Portola is developing andexanet alfa, a Factor Xa reversal agent that is so promising that, despite Portola retaining all rights to the drug, Johnson & Johnson, Bristol-Myers, and Pfizer are helping fund its research. So far, it appears to be money well spent. In November, Portola reported phase 3 trial results showing andexanet alfa effectively reversed Eliquis, and in January the company reported similar success in reversing Xarelto in a phase 3 trial. Since demand for factor Xa drugs is climbing, and 2% to 5% of patients who receive them could suffer events requiring treatment by andexant alfa, Portola should find a willing market for its product -- if it can win FDA approval. To support its efforts for accelerated Food and Drug Administration approval, Portola is conducting a phase 4 trial that, if successful, should give it the data necessary to file for approval by the end of this year.
No. 2: Ophthotech (NASDAQ:OPHT)
The aging baby boomer population means demand for drugs that reverse age-related vision loss should rise significantly in coming years. Novartis' (NYSE:NVS) Lucentis and Regeneron's (NASDAQ:REGN) Eylea, which are approved to treat wet state, age-related macular degeneration, are already top sellers, with Novartis and partner Roche garnering $4 billion in Lucentis sales per year and Regeneron and partner Bayer collecting $2.8 billion annually in Eylea sales.
Ophthotech is developing Fovista to be used alongside these drugs. In a phase 2b trial reported last year, patients receiving Fovista and Lucentis saw their vision improve to 10.6 letters on a standard eye chart, versus just a 6.5-letter improvement when taking Lucentis alone. The results were good enough to prompt Novartis to ink a deal that could be worth up to $1 billion in up-front and milestone money to Ophthotech in exchange for rights to market Fovista abroad. Ophthotech has retained U.S. rights (so far) and is conducting additional phase 3 trials it hopes will prove Fovista is equally effective when used alongside Eylea. Results from those trials are expected in 2016.

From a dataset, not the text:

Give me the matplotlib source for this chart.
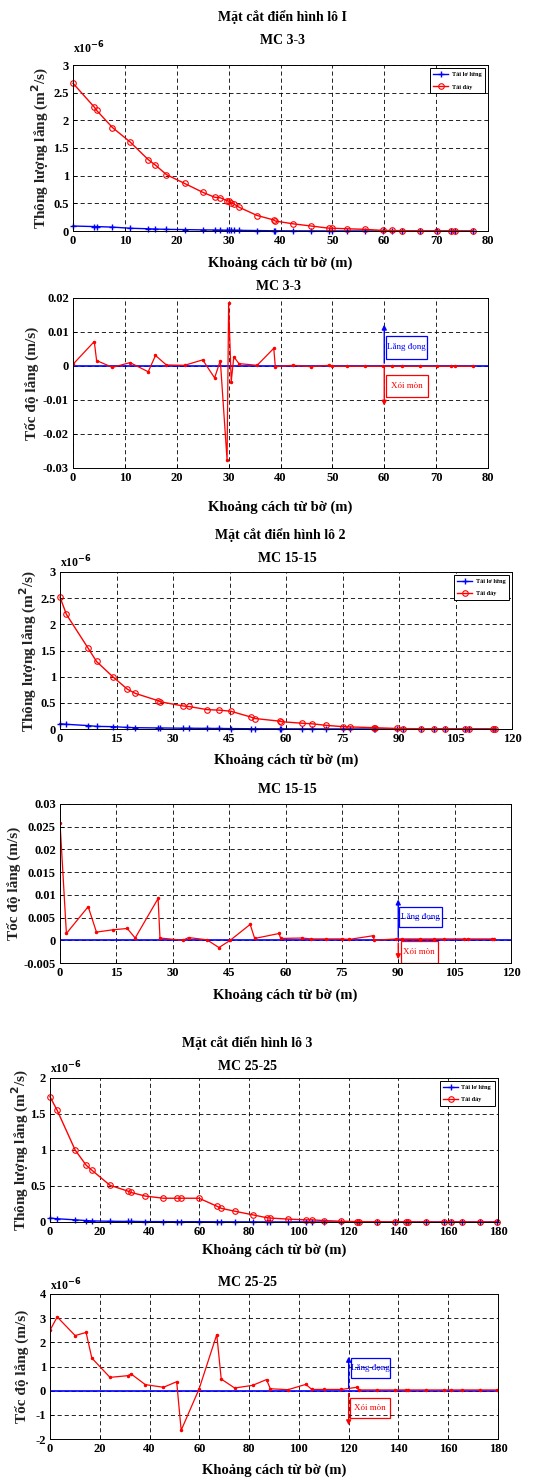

No. 3: Achillion Pharmaceuticals (NASDAQ:ACHN)
Gilead Sciences (NASDAQ:GILD) has shown that developing new, more effective treatments for hepatitis C is very profit-friendly. The company's Sovaldi, which launched in December 2013, generated more than $8.5 billion in sales during the first nine months of 2014 alone. Sovaldi's success -- and the expected success of Gilead's next-generation drug Harvoni, a combination of Sovaldi and ledipasvir, and AbbVie's(NYSE:ABBV) competing Viekira Pak -- suggest Achillion could eventually have a winner on its hands, too.

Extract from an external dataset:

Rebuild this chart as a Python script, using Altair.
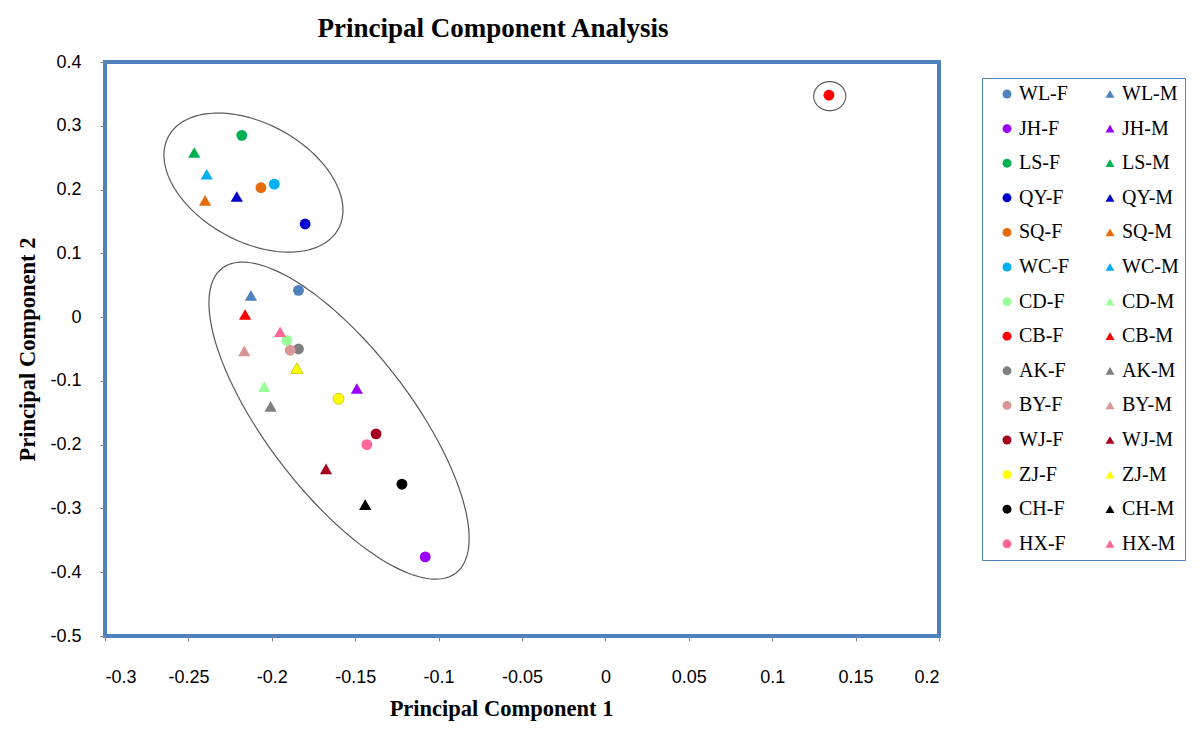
import altair as alt
import numpy as np
import pandas as pd

# ---- data ----
codes = ["WL", "JH", "LS", "QY", "SQ", "WC", "CD", "CB", "AK", "BY", "WJ", "ZJ", "CH", "HX"]
colors = ["#4F81BD", "#9900FF", "#00B050", "#0000CC", "#E46C0A", "#00B0F0", "#99FF99",
          "#FF0000", "#808080", "#D99694", "#A50021", "#FFFF00", "#000000", "#FF6699"]

f_pc1 = [-0.184, -0.108, -0.218, -0.180, -0.2065, -0.1985, -0.191, 0.134, -0.184, -0.189, -0.1375, -0.160, -0.122, -0.143]
f_pc2 = [0.042, -0.376, 0.285, 0.146, 0.203, 0.2085, -0.0365, 0.348, -0.050, -0.052, -0.183, -0.128, -0.262, -0.200]
m_pc1 = [-0.2125, -0.149, -0.2465, -0.221, -0.240, -0.239, -0.2045, -0.216, -0.2007, -0.2165, -0.1675, -0.185, -0.144, -0.195]
m_pc2 = [0.034, -0.112, 0.258, 0.189, 0.183, 0.224, -0.109, 0.004, -0.140, -0.053, -0.238, -0.080, -0.294, -0.023]

x_ticks = [-0.3, -0.25, -0.2, -0.15, -0.1, -0.05, 0, 0.05, 0.1, 0.15, 0.2]
y_ticks = [0.4, 0.3, 0.2, 0.1, 0, -0.1, -0.2, -0.3, -0.4, -0.5]

# cluster ellipses: centre (data units), semi-axes (px), rotation (deg, screen)
ell_cx = [-0.211, -0.1597, 0.1345]
ell_cy = [0.2109, -0.1623, 0.3465]
ell_a = [96.7, 192.0, 16.0]
ell_b = [59.1, 72.0, 14.5]
ell_ang = [28.6, 52.5, 0.0]

W, H = 834, 574
XMIN, XMAX, YMIN, YMAX = -0.3, 0.2, -0.5, 0.4
XPX = W / (XMAX - XMIN)
YPX = H / (YMAX - YMIN)

# ---- tables ----
recs = []
for sex, px, py in (("F", f_pc1, f_pc2), ("M", m_pc1, m_pc2)):
    for i, c in enumerate(codes):
        recs.append({"label": f"{c}-{sex}", "sex": sex, "code": c, "pc1": px[i], "pc2": py[i]})
pts = pd.DataFrame(recs)
# legend fills columns first: all F entries (column 1), then all M entries (column 2)
domain = [f"{c}-F" for c in codes] + [f"{c}-M" for c in codes]
rng_col = colors + colors
rng_shape = ["circle"] * len(codes) + ["triangle-up"] * len(codes)

rows = []
t = np.linspace(0, 2 * np.pi, 181)
for k in range(len(ell_cx)):
    th = np.deg2rad(ell_ang[k])
    dx = ell_a[k] * np.cos(t) * np.cos(th) - ell_b[k] * np.sin(t) * np.sin(th)
    dy = ell_a[k] * np.cos(t) * np.sin(th) + ell_b[k] * np.sin(t) * np.cos(th)
    for j in range(len(t)):
        rows.append({"e": k, "i": j, "ex": ell_cx[k] + dx[j] / XPX, "ey": ell_cy[k] - dy[j] / YPX})
ell = pd.DataFrame(rows)

xscale = alt.Scale(domain=[XMIN, XMAX], nice=False, zero=False)
yscale = alt.Scale(domain=[YMIN, YMAX], nice=False, zero=False)

xaxis = alt.Axis(values=x_ticks, labelExpr="'' + datum.value", title="Principal Component 1",
                 titleFont="Liberation Serif", titleFontSize=22.5, titleFontWeight="bold",
                 titleColor="black", titleX=396, titleY=72, titleBaseline="middle",
                 labelFont="Liberation Sans", labelFontSize=18, labelColor="black",
                 labelPadding=27, tickSize=5, tickColor="#868686", domain=False, grid=False)
yaxis = alt.Axis(values=y_ticks, labelExpr="'' + datum.value", title="Principal Component 2",
                 titleFont="Liberation Serif", titleFontSize=22.5, titleFontWeight="bold",
                 titleColor="black", titleX=-78, titleBaseline="middle",
                 labelFont="Liberation Sans", labelFontSize=18, labelColor="black",
                 labelPadding=19, tickSize=5, tickColor="#868686", domain=False, grid=False)

ellipses = alt.Chart(ell).mark_line(color="#595959", strokeWidth=1.2).encode(
    x=alt.X("ex:Q", scale=xscale, axis=xaxis),
    y=alt.Y("ey:Q", scale=yscale, axis=yaxis),
    detail="e:N",
    order="i:Q",
)

leg = dict(title=None, orient="none", legendX=877, legendY=16, columns=2,
           labelFont="Liberation Serif", labelFontSize=20, labelColor="black",
           symbolSize=80, symbolOffset=9, labelOffset=2, rowPadding=14.6,
           columnPadding=22, padding=6, strokeColor="#4F81BD", fillColor="white")

points = alt.Chart(pts).mark_point(filled=True, opacity=1).encode(
    x=alt.X("pc1:Q", scale=xscale),
    y=alt.Y("pc2:Q", scale=yscale),
    color=alt.Color("label:N", scale=alt.Scale(domain=domain, range=rng_col),
                    legend=alt.Legend(**leg)),
    shape=alt.Shape("label:N", scale=alt.Scale(domain=domain, range=rng_shape),
                    legend=alt.Legend(**leg)),
    size=alt.condition("datum.sex == 'M'", alt.value(150), alt.value(118)),
    stroke=alt.condition("datum.code == 'ZJ'", alt.value("#BDBD00"), alt.value("transparent")),
    strokeWidth=alt.value(0.8),
)

chart = alt.layer(ellipses, points).properties(
    width=W, height=H,
    title=alt.TitleParams("Principal Component Analysis", font="Liberation Serif", fontSize=27,
                          fontWeight="bold", color="black", anchor="middle", dx=-29, offset=10),
    autosize=alt.AutoSizeParams(type="none"),
    padding={"left": 97, "top": 54, "right": 250, "bottom": 109},
).configure(background="white").configure_view(stroke="#4F81BD", strokeWidth=4)

chart.save("out.html", embed_options={"renderer": "svg", "actions": False})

Achillion is developing ACH-3102, a drug that targets the same NS5A protein that Gilead Sciences' ledipasvir targets. Harvoni is only approved for use in a shorter eight-week treatment cycle (as opposed to the traditional 12-week cycle) for about 45% of hepatitis C genotype 1 patients, while small midstage trials suggest combining Sovaldi with ACH-3102 could be effective for most patients over a treatment course as short as six weeks. Achillion is also developing its own Sovaldi alternative, which could eventually be paired with ACH-3102. If Achillion can deliver functional cure rates over a shorter treatment period, it could eventually carve out a healthy chunk of market share, or convince a larger player to acquire it.
Question marks remain
Although these three companies have intriguing catalysts that could propel shares higher this year, each is also an emerging-stage biotech without any products yet on the market. That means trial failures could significantly derail their businesses and cause share price to tumble. Given that backdrop, these companies are best suited to investors who can handle the potential risk of a failure.